Task brief:
Copy out the lines that include the word "this".
>> Begin
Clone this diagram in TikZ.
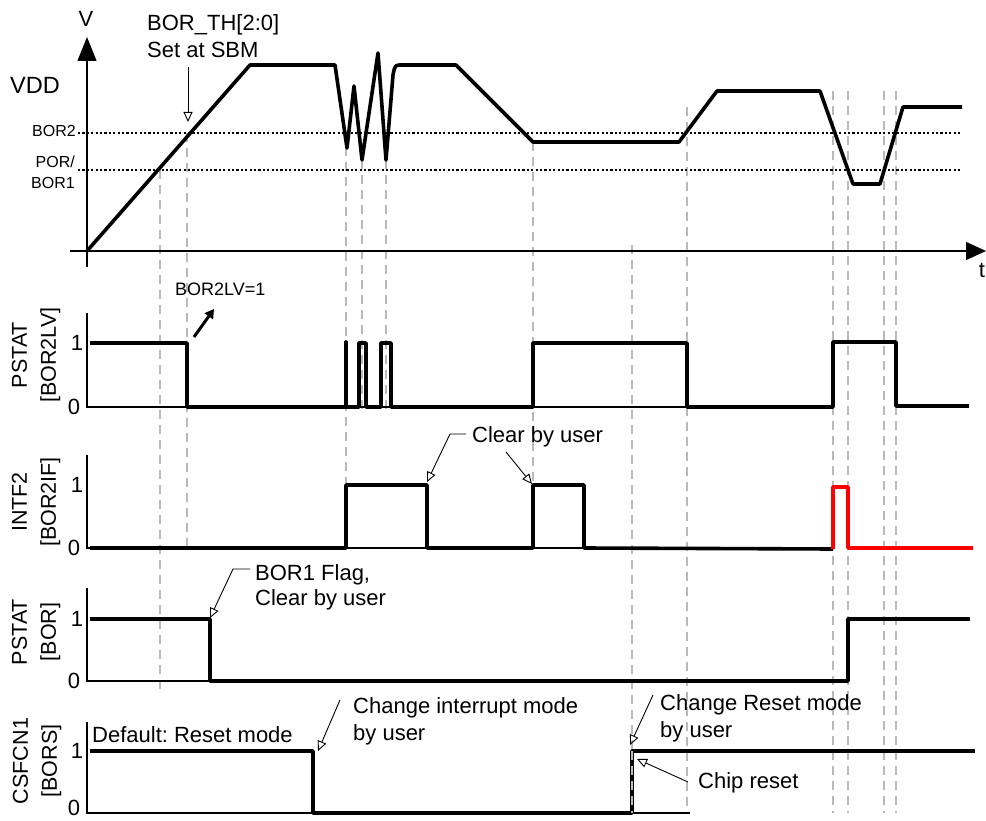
\documentclass[tikz,border=0pt]{standalone}
\usepackage{fontspec}
\setmainfont{Liberation Sans}
\usepackage{tikz}
\usetikzlibrary{arrows.meta}
\tikzset{
  wave/.style={line width=3.6pt, line join=round},
  guide/.style={draw=gray!55, line width=1.2pt, dash pattern=on 9pt off 6pt},
  thres/.style={line width=1.1pt, dash pattern=on 2.2pt off 2.2pt},
  axis/.style={line width=1.3pt},
  callout/.style={-{Triangle[open, length=10pt, width=9pt]}, line width=0.9pt},
  txt/.style={inner sep=0pt, align=left},
  siglabel/.style={inner sep=0pt, rotate=90, align=center, font=\fontsize{21.5}{29}\selectfont},
  lvl/.style={inner sep=0pt}
  }

\begin{document}
\frenchspacing
\begin{tikzpicture}[x=1pt, y=-1pt, font=\fontsize{22}{27}\selectfont]
	\useasboundingbox (0,0) rectangle (986,821);
	% guide lines
	\foreach \gx/\gtop/\gbot in {160/170/690, 187/133/553, 346/147/485, 362/160/410, 386/160/410, 533/142/485, 632/245/813, 687/107/813, 833/91/813, 848/91/813, 884/91/813, 896/91/813}
		\draw [guide] (\gx,\gtop) -- (\gx,\gbot);
	% thresholds
	\draw [thres] (78,133) -- (962,133);
	\draw [thres] (78,170) -- (962,170);
	\node [lvl, anchor=base east] (bor2) at (76,137) {\fontsize{16}{19}\selectfont BOR2};
	\node [lvl, anchor=north east, align=right, font=\fontsize{16}{21}\selectfont] (bor1) at (75,156) {POR/\\BOR1};
	% VDD axes
	\draw [axis, -{Triangle[length=24pt, width=19pt]}] (87,267) -- (87,37);
	\draw [axis, -{Triangle[length=20pt, width=18pt]}] (70,251) -- (986,251);
	\node [lvl, anchor=base] (vlab) at (86,27) {V};
	\node [lvl, anchor=base] (tlab) at (982,278) {t};
	\node [lvl, anchor=base west, font=\fontsize{23.5}{27}\selectfont] (vdd) at (10,94) {VDD};
	% VDD waveform
	\draw [wave] (87,251) -- (250,65) -- (335,65) -- (347,148) -- (354,86) -- (362,160) -- (378,53) -- (386,160)
		-- (393,75) .. controls (395,65) .. (402,65) -- (456,65) -- (533,142) -- (679,142) -- (717,91)
		-- (820,91) -- (853,184) -- (880,184) -- (903,107) -- (962,107);
	% level panels
	\foreach \ptop/\pone/\pzero in {313/343/407, 455/485/548, 588/619/681, 722/751/813} {
		\draw [axis] (87,\ptop) -- (87,\pzero) -- (690,\pzero);
		\node [lvl] (one\pone) at (77,\pone) {1};
	}
	\node [lvl] (zero407) at (74,407) {0};
	\node [lvl] (zero548) at (74,548) {0};
	\node [lvl] (zero681) at (74,681) {0};
	\node [lvl] (zero813) at (74,808) {0};
	\node [siglabel] (sig1) at (36,355) {PSTAT\\{[BOR2LV]}};
	\node [siglabel] (sig2) at (36,502) {INTF2\\{[BOR2IF]}};
	\node [siglabel] (sig3) at (36,632) {PSTAT\\{[BOR]}};
	\node [siglabel] (sig4) at (37,761) {CSFCN1\\{[BORS]}};
	% PSTAT[BOR2LV]
	\draw [wave] (90,343) -- (187,343) -- (187,407) -- (346,407) -- (346,342) -- (346,407) -- (359,407) -- (359,343)
		-- (366,343) -- (366,407) -- (381,407) -- (381,343) -- (391,343) -- (391,407) -- (533,407) -- (533,343)
		-- (687,343) -- (687,407) -- (833,407) -- (833,342) -- (896,342) -- (896,406) -- (969,406);
	% INTF2[BOR2IF]
	\draw [wave] (90,548) -- (346,548) -- (346,485) -- (427,485) -- (427,548) -- (533,548) -- (533,485)
		-- (584,485) -- (584,548) -- (833,549);
	\draw [wave, red] (833,549) -- (833,487) -- (848,487) -- (848,548) -- (973,548);
	% PSTAT[BOR]
	\draw [wave] (90,619) -- (210,619) -- (210,681) -- (848,681) -- (848,619) -- (970,619);
	% CSFCN1[BORS]
	\draw [wave] (90,751) -- (313,751) -- (313,813) -- (632,813) -- (632,751) -- (975,751);
	\draw [guide] (632,751) -- (632,813);
	% callouts
	\node [txt, anchor=north west] (borth) at (147,14) {BOR\_TH[2:0]\\Set at SBM};
	\coordinate (borthS) at (188,67);
	\coordinate (borthT) at (188,122);
	\draw [callout] (borthS) to (borthT);
	\node [txt, anchor=base west, font=\fontsize{18}{22}\selectfont] (bor2lvtxt) at (175,296) {BOR2LV=1};
	\coordinate (bor2lvS) at (194,337);
	\coordinate (bor2lvT) at (214,309);
	\draw [line width=3pt, -{Triangle[length=9pt, width=10pt]}] (bor2lvS) to (bor2lvT);
	\node [txt, anchor=base west] (clr) at (472,442) {Clear by user};
	\coordinate (clrK) at (450,434);
	\coordinate (clrA) at (427,482);
	\coordinate (clrS) at (506,452);
	\coordinate (clrB) at (532,484);
	\draw [callout] (clr.west |- clrK) ++(-6,0) -- (clrK) -- (clrA);
	\draw [callout] (clrS) to (clrB);
	\node [txt, anchor=north west, font=\fontsize{22}{25}\selectfont] (borflag) at (255,564) {BOR1 Flag,\\Clear by user};
	\coordinate (borflagK) at (233,569);
	\coordinate (borflagT) at (210,618);
	\draw [callout] (250,569) -- (borflagK) -- (borflagT);
	\node [txt, anchor=base west] (dflt) at (92,742) {Default: Reset mode};
	\node [txt, anchor=north west] (chint) at (353,697) {Change interrupt mode\\by user};
	\coordinate (chintS) at (340,700);
	\coordinate (chintT) at (318,751);
	\draw [callout] (chintS) to (chintT);
	\node [txt, anchor=north west] (chrst) at (660,694) {Change Reset mode\\by user};
	\coordinate (chrstS) at (653,695);
	\coordinate (chrstT) at (630,745);
	\draw [callout] (chrstS) to (chrstT);
	\node [txt, anchor=base west] (chip) at (698,788) {Chip reset};
	\coordinate (chipS) at (688,782);
	\coordinate (chipT) at (637,759);
	\draw [callout] (chipS) to (chipT);
\end{tikzpicture}
\end{document}
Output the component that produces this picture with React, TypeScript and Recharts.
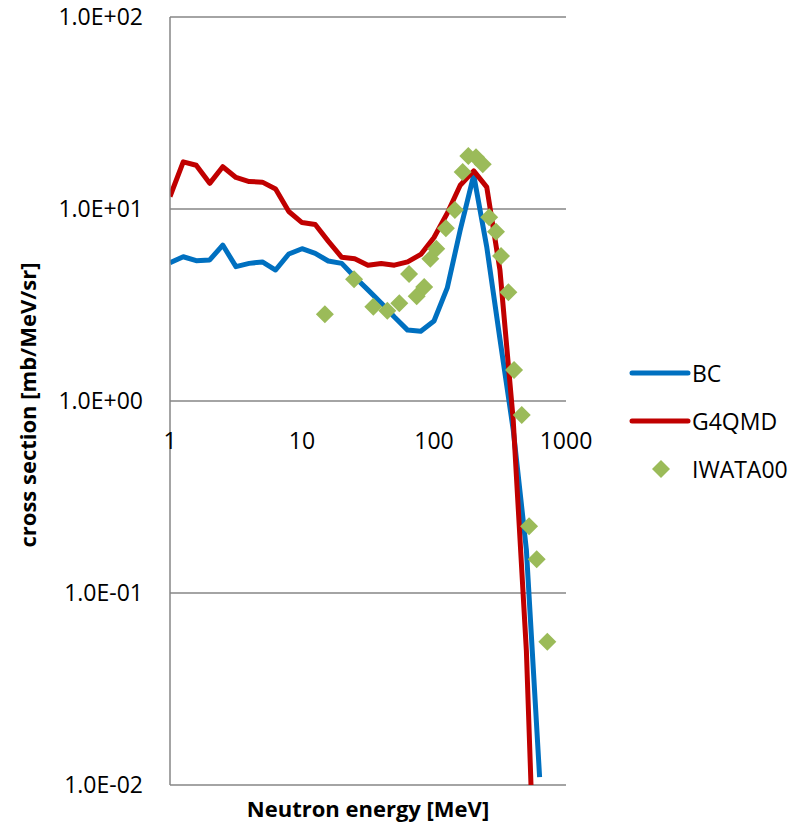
>> End
Response:
Clone this diagram in TikZ.
Output the component that produces this picture with React, TypeScript and Recharts.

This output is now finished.